CIOs should focus on data architecture, integration reliability, and role-based access. CFOs should prioritize margin logic, revenue timing, and forecast governance. Services leaders should own staffing discipline, project review cadence, and intervention thresholds. When these functions align, ERP analytics becomes a management system rather than a reporting project.
Scalability, Governance, and Long-Term ROI
As professional services firms scale through acquisitions, new service lines, or geographic expansion, analytics complexity increases quickly. Different billing models, labor structures, currencies, and delivery methodologies can distort enterprise reporting if governance is weak. Cloud ERP provides a scalable foundation, but firms still need a controlled semantic layer for metrics, master data standards for customers and resources, and disciplined workflow ownership.
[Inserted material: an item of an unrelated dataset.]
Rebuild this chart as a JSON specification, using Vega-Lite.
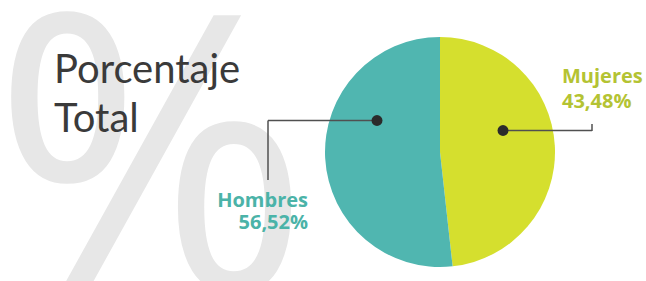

The ROI case is strongest when analytics reduces avoidable margin leakage and improves planning confidence. Even a modest increase in billable utilization, a small reduction in write-offs, or a tighter revenue forecast can materially improve EBITDA in labor-based businesses. The strategic benefit is equally important: leadership gains the ability to allocate talent, price work, and plan growth using evidence instead of fragmented assumptions.
For firms evaluating modernization, the priority is not to build the most sophisticated analytics environment on day one. It is to establish a trusted operational data model that supports repeatable decisions. Once that foundation is in place, AI-driven forecasting, scenario planning, and margin optimization become practical extensions rather than isolated experiments.